#CriticaNera - Un vano tentativo di fuga: "In Sicilia, un'estate" di Massimo Polimeni

In Sicilia, un'estate
di Massimo Polimeni
Nulla die, 2015

pp. 235
 20 cartaceo



Che dalla propria terra natale non si può fuggire è una verità biologica e psicologica universalmente condivisa. Se poi questa terra è un'isola e quest'isola si chiama Sicilia - nome che non può non evocare la ricchezza e la complessità di un corredo mitografico e letterario scandito nel corso dei secoli - la fuga allora sarà sempre un tentativo destinato all'insuccesso. Lo sa bene Enrico Anastasio, protagonista di questo nóstos con venature noir che è l'opera prima di Massimo Polimeni, In Sicilia, un'estate.
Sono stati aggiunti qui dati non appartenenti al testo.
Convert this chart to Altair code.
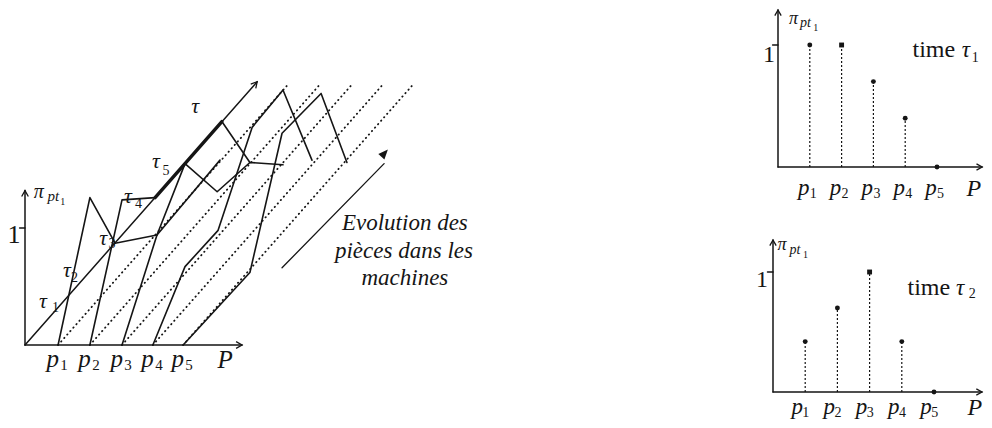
import altair as alt
import pandas as pd

INK = "#151515"
SERIF = "Liberation Serif"

# ---------------- left diagram (oblique view) ----------------
# units: one step between pieces horizontally, possibility pi vertically
P_POS = [1.05, 2.06, 3.08, 4.06, 5.02]          # p1..p5 on the P axis
TIME_LEN = 7.29                                 # length of each piece's time line
TIME_RISE = 0.305                               # rise of the time direction per unit

SOLID_PATHS = {
    "p1": [(1.05, 0.0), (2.06, 1.26), (2.86, 0.87)],
    "tau3": [(2.86, 0.87), (4.19, 0.94)],
    "p2": [(2.06, 0.0), (3.08, 1.24), (4.13, 1.26)],
    "p3": [(3.08, 0.0), (4.19, 0.94), (5.08, 1.55)],
    "tau5": [(5.08, 1.55), (6.10, 1.31), (7.14, 1.56), (8.19, 1.54)],
    "top": [(6.25, 1.91), (7.14, 1.56)],
    "p1time": [(4.19, 0.94), (6.19, 1.58)],
    "p4": [(4.06, 0.0), (5.08, 0.67), (6.13, 0.98), (7.21, 1.86), (8.19, 2.18), (9.11, 1.58)],
    "p5": [(5.02, 0.0), (7.14, 0.62), (8.16, 1.81), (9.40, 2.15), (10.22, 1.56)],
}
AXES_LEFT = {
    "P": [(0.0, 0.0), (6.89, 0.0)],
    "pi": [(0.0, 0.0), (0.0, 1.32)],
    "tau": [(0.0, 0.0), (7.37, 2.25)],
    "one": [(-0.17, 1.0), (0.0, 1.0)],
}
TAU_THICK = [(4.13, 1.26), (6.25, 1.91)]
EVOL_LINE = [(8.16, 0.66), (11.40, 1.55)]
EVOL_TIP = (11.52, 1.67)
LEFT_TIPS = [(6.89, 0.0, 90), (0.0, 1.32, 0), (7.37, 2.25, 41)]

# labels: text, u, v, size
LEFT_ITALIC = [
    ("π", 0.44, 1.256, 20), ("pt", 0.90, 1.23, 15),
    ("τ", 0.57, 0.316, 22), ("τ", 1.33, 0.58, 22), ("τ", 2.48, 0.855, 22),
    ("τ", 3.27, 1.21, 22), ("τ", 4.16, 1.51, 22), ("τ", 5.40, 1.98, 22),
    ("P", 6.35, -0.197, 25),
] + [("p", p - 0.17, -0.188, 25) for p in P_POS]
LEFT_ROMAN = [
    ("1", -0.35, 0.87, 26), ("1", 1.20, 1.20, 10),
    ("1", 0.97, 0.28, 14), ("2", 1.57, 0.54, 14), ("3", 2.76, 0.83, 14),
    ("4", 3.60, 1.17, 14), ("5", 4.48, 1.45, 14),
] + [(str(i + 1), p + 0.19, -0.214, 15) for i, p in enumerate(P_POS)]
EVOL_TEXT = [("Evolution des", 12.06, 0.983), ("pièces dans les", 12.03, 0.744), ("machines", 12.06, 0.513)]

# ---------------- right panels ----------------
PIECES = [1, 2, 3, 4, 5]
PI_TAU1 = [1.0, 1.0, 0.70, 0.40, 0.0]
PI_TAU2 = [0.42, 0.70, 1.0, 0.42, 0.0]
SQUARE_TAU1 = 2
SQUARE_TAU2 = 3

XL = alt.Scale(domain=[0, 1], range=[17, 48.5], zero=False, nice=False)
YL = alt.Scale(domain=[0, 1], range=[337, 220], zero=False, nice=False)
XT = alt.Scale(domain=[0, 5], range=[770, 929], zero=False, nice=False)
YT = alt.Scale(domain=[0, 1], range=[159, 37], zero=False, nice=False)
XB = alt.Scale(domain=[0, 5], range=[765, 926], zero=False, nice=False)
YB = alt.Scale(domain=[0, 1], range=[384, 264], zero=False, nice=False)

CARET = "M-0.45,0.8L0,0L0.45,0.8"
HEAD = "M0,0L-0.42,1L0.42,1Z"


def seg_df(paths):
    rows = []
    for name, pts in paths.items():
        for k, (u, v) in enumerate(pts):
            rows.append({"seg": name, "ord": k, "u": u, "v": v})
    return pd.DataFrame(rows)


def enc(xs, ys):
    return dict(x=alt.X("u:Q", scale=xs, axis=None), y=alt.Y("v:Q", scale=ys, axis=None))


def lines(paths, xs, ys, width, dash=None):
    kw = dict(color=INK, strokeWidth=width, strokeCap="round", strokeJoin="round")
    if dash:
        kw["strokeDash"] = dash
    return alt.Chart(seg_df(paths)).mark_line(**kw).encode(
        detail="seg:N", order="ord:Q", **enc(xs, ys))


def texts(rows, xs, ys, style, align="center", size=None):
    if size is not None:
        rows = [(t, u, v, size) for t, u, v in rows]
    df = pd.DataFrame(rows, columns=["t", "u", "v", "s"])
    return alt.Chart(df).mark_text(font=SERIF, fontStyle=style, color=INK, align=align,
                                   baseline="alphabetic").encode(
        text="t:N", size=alt.Size("s:Q", scale=None, legend=None), **enc(xs, ys))


def tips(rows, xs, ys, shape, filled, size):
    layers = []
    for u, v, ang in rows:
        df = pd.DataFrame([{"u": u, "v": v}])
        layers.append(alt.Chart(df).mark_point(shape=shape, filled=filled, size=size, angle=ang,
                                               color=INK, strokeWidth=1.3, opacity=1).encode(**enc(xs, ys)))
    return layers


layers = []
# dotted time lines of each piece
dotted = {f"t{i}": [(p, 0.0), (p + TIME_LEN, TIME_RISE * TIME_LEN)] for i, p in enumerate(P_POS)}
layers.append(lines(dotted, XL, YL, 1.8, dash=[0.4, 4.2]))
layers.append(lines(SOLID_PATHS, XL, YL, 1.6))
layers.append(lines(AXES_LEFT, XL, YL, 1.5))
layers.append(lines({"thick": TAU_THICK}, XL, YL, 3.4))
layers.append(lines({"evol": EVOL_LINE}, XL, YL, 1.3))
layers += tips(LEFT_TIPS, XL, YL, CARET, False, 220)
layers += tips([(EVOL_TIP[0], EVOL_TIP[1], 42)], XL, YL, HEAD, True, 380)
layers.append(texts(LEFT_ITALIC, XL, YL, "italic"))
layers.append(texts(LEFT_ROMAN, XL, YL, "normal"))
layers.append(texts(EVOL_TEXT, XL, YL, "italic", size=23))


def panel(values, square, xs, ys, axis_x_end, axis_y_end, lab):
    out = []
    out.append(lines({"x": [(0, 0), (axis_x_end, 0)], "y": [(0, 0), (0, axis_y_end)],
                      "one": [(-0.17, 1.0), (0, 1.0)]}, xs, ys, 1.5))
    out += tips([(axis_x_end, 0, 90), (0, axis_y_end, 0)], xs, ys, CARET, False, 200)
    df = pd.DataFrame({"u": PIECES, "v": values, "z": [0.0] * 5,
                       "shape": ["square" if p == square else "circle" for p in PIECES]})
    out.append(alt.Chart(df).mark_rule(color=INK, strokeWidth=1.2, strokeDash=[2, 2]).encode(
        x=alt.X("u:Q", scale=xs, axis=None), y=alt.Y("z:Q", scale=ys, axis=None),
        y2="v:Q"))
    out.append(alt.Chart(df).mark_point(filled=True, color=INK, size=24, opacity=1).encode(
        shape=alt.Shape("shape:N", scale=None, legend=None), **enc(xs, ys)))
    it = [("π", lab["pi"][0], lab["pi"][1], 18), ("pt", lab["pt"][0], lab["pt"][1], 14),
          ("τ", lab["tau"][0], lab["tau"][1], 23), ("P", lab["P"][0], lab["P"][1], 24)]
    it += [("p", p + lab["pdx"], lab["pv"], 23) for p in PIECES]
    ro = [("1", lab["one"][0], lab["one"][1], 24), ("time", lab["time"][0], lab["time"][1], 24),
          (lab["k"], lab["sub"][0], lab["sub"][1], 14), ("1", lab["pt"][0] + 0.33, lab["pt"][1] - 0.03, 10)]
    ro += [(str(p), p + lab["sdx"], lab["sv"], 14) for p in PIECES]
    out.append(texts(it, xs, ys, "italic"))
    out.append(texts(ro, xs, ys, "normal"))
    return out


layers += panel(PI_TAU1, SQUARE_TAU1, XT, YT, 6.42, 1.287,
                {"pi": (0.49, 1.172), "pt": (0.86, 1.148), "tau": (5.91, 0.90), "P": (6.16, -0.238),
                 "one": (-0.28, 0.86), "time": (4.90, 0.90), "k": "1", "sub": (6.20, 0.86),
                 "pdx": -0.19, "pv": -0.23, "sdx": 0.11, "sv": -0.254})
layers += panel(PI_TAU2, SQUARE_TAU2, XB, YB, 6.49, 1.267,
                {"pi": (0.28, 1.18), "pt": (0.68, 1.15), "tau": (5.81, 0.81), "P": (6.27, -0.19),
                 "one": (-0.34, 0.875), "time": (4.84, 0.81), "k": "2", "sub": (6.19, 0.78),
                 "pdx": -0.25, "pv": -0.183, "sdx": 0.02, "sv": -0.208})

chart = alt.layer(*layers).resolve_scale(x="independent", y="independent").properties(
    width=976, height=412, autosize="none", padding=0, background="white"
).configure_view(stroke=None)

chart.save("out.html", embed_options={"renderer": "svg", "actions": False})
Romanzo godibile e atipico nel suo intreccio che fonde due generi letterari all'apparenza distanti: il romanzo di introspezione esistenzialista e, appunto, la crime story o per meglio dire, dato il contesto geografico, il 'giallo mafioso'.
Tutto inizia, dunque, con un ritorno, topos letterario che, da Omero a Bufalino passando per Verga e Vittorini, chiama in causa le radici della 'sicilitudine' di sciasciana memoria. La crisi di Enrico Anastasio, declinata in ogni singolo aspetto che forma complessivamente la vita di un individuo (professionale, matrimoniale, familiare), è infatti una misteriosa e irresistibile nostalgia delle proprie origini, il cui cordone ombelicale è stato reciso anni addietro dal protagonista per inseguire le proprie ambizioni professionali. 
Adesso, abbandonate temporaneamente le nebbie milanesi, una solida e invidiabile posizione di manager di successo nonché una famiglia che piano piano sta franando davanti ai suoi occhi impotenti, Enrico è deciso a fare i conti con il proprio passato, con l'archetipo di quella prima fuga che ha segnato le sue azioni. Ad aiutarlo in questa impresa titanica troverà un maieutico professore di filosofia in pensione, la bellezza di un paesaggio ionico che conserva l'atemporalità del mito, vecchi amici di infanzia e una proustiana granita di gelsi assaporata quotidianamente nel bar della piazza locale. 
Gli interrogativi che si affastellano nei pensieri di Enrico sono di quelli che tagliano le gambe e le certezze sulle quali si è costruita un'esistenza, o almeno si è creduto di poterlo fare: 
Enrico era andato via dalla Sicilia anche per sfuggire a quell'ambiente di cui non condivideva molti aspetti, per conoscere il mondo, per crescere, per mettersi alla prova. Era stata una scelta intelligente. Adesso, una volta raggiunto il traguardo voleva rimettere tutto in discussione? A fronte di che? Cosa gli stava succedendo, cosa andava cercando? (p. 43)
A questa fuga fanno da contraltare le vicende di Laura, moglie di Enrico, anch'essa protagonista di un suo personale ritorno (o 'discesa') nell'isola per tentare, come in una rielaborazione del mito di Demetra e Persefone, di ricondurre il marito alla luce della ragione; e quella di Gigi, fratello minore di Enrico, avvocato di chiara fama nell'ambiente delle cosche mafiose. Soprattutto è il riannodarsi di questo rapporto fraterno che permette alla trama di virare a un certo punto verso le tonalità del poliziesco che avrà uno sviluppo e un epilogo propriamente 'siculi' di cui, per il dovuto rispetto alla suspense dell'intreccio, non anticiperemo nulla. 
Quello che emerge con forza dal romanzo di Polimeni, oltre al tributo che viene reso al richiamo magnetico dell'Isola natale ("Quale dannazione esercitava quell'isola su tutti quelli che vi erano nati o vi avevano passato parte della loro esistenza?"; p. 113), è un invito a riscoprire le ragioni di un'umanità con un ritmo e un respiro di vita diametralmente opposto al modello imperante in cui prevalgono logiche economiche che a lungo andare soffocano le nostre istanze più vere.